The paper whose press release you cite looks at a number of baryons and other hadrons:
In this Letter, we report the most precise estimation to date of $μ_B$ and $μ_Q$ obtained from a set of antiparticle-to-particle yield ratios. The analyzed species are charged pions, protons, $Ω^−$ baryons, and light (hyper)nuclei. (Anti)protons are the most abundantly produced (anti)baryons at midrapidity (≈ 35 and ≈ 2 protons on average in central and peripheral Pb–Pb collisions, respectively [45]). Consequently, the antiproton-to-proton yield ratio can probe the antibaryon-to-baryon imbalance [42, 46] with high precision. On the other hand, the sensitivity to baryon asymmetry is enhanced when light (hyper)nuclei are included because of their larger baryon content. In this work, $\rm ^3He$, its isobar $\rm ^3H$, and hypertriton $\rm ^3_ΛH$, which is a bound state of a proton, a neutron, and a Λ, along with their antimatter counterparts, are considered$^1$. The ratio of oppositely charged pions provides a precise constraint on the imbalance of electric charge, as the yield ratio depends predominantly on $μ_Q$. Finally, the dependence of antimatter-to-matter ratios on strangeness is probed with (anti)$Ω^−$ baryons, which, unlike (anti)Λ and (anti)$Ξ^−$, have negligible contamination coming from heavier hadron decays.
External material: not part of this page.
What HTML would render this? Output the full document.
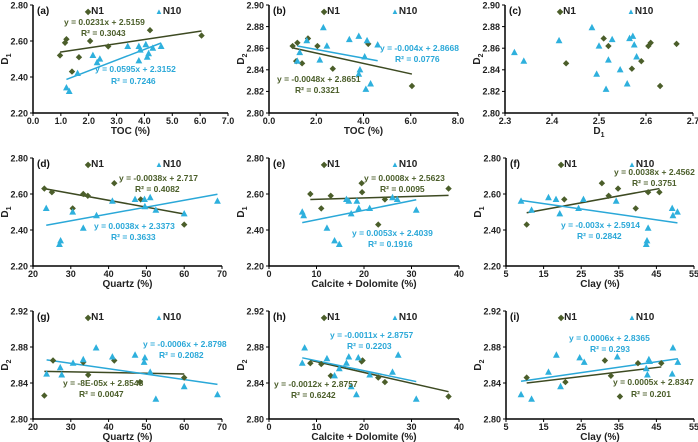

The number headlined in the press release, a proton-antiproton asymmetry of $0.986±0.006$, is one of of about thirty such ratios reported in Figure A.1 of the paper. I have only skimmed the paper, rather than trying to reproduce the analysis, but they report the "baryon chemical potential $\mu_B$," which is a measure of baryon-number nonconservation in the context of a statistical ensemble of particles and antiparticles, to be "compatible with zero within $1.6\sigma$." This is a result you would expect in somewhat more than one in twenty experiments if the actual baryon number violation were zero, just due to statistical fluctuations.
You contrast with cold proton decay experiments, but you may not have done the arithmetic. All of the processes in the Standard Model are happening all of the time, because our universe only has one vacuum state, and the Standard Model describes its symmetries and their particle-like properties. There are frequently situations where you can neglect some weak or rare process, but you can never turn these processes off. Compare with air resistance, which we frequently have intro-physics students ignore, whether that ignoring is appropriate or not. We usually don't teach the rule of thumb that air resistance becomes important when the mass of displaced air becomes comparable to the mass of the object that's moving. This is why you can ignore air resistance if you're juggling golf balls but not if you're playing golf; this is why you can say that interplanetary space is a vacuum, but also talk about the hydrodynamics of the solar wind and its effect on interplanetary dust.
The LHC can excite the vacuum to temperatures where we might hope to see signs of baryon-number violation in $10^{20\text{-ish}}$ interactions. (I don't actually know the size of the LHC dataset. The part-per-billion measurements that I've done needed $10^{19\text{-ish}}$ interactions to get the statistical noise small enough to be interesting; I remember suddenly realizing that I was analyzing the behavior of an entire microgram of free neutrons.) The proton-decay experiment at Super-Kamiokande looked at $10^{30\text{-ish}}$ protons for several years, setting a lower limit on baryon-number-violating decays at zero temperature somewhere above $10^{33}$ years. I don't know which result is more stringent, but I'm pretty sure it's the cold protons.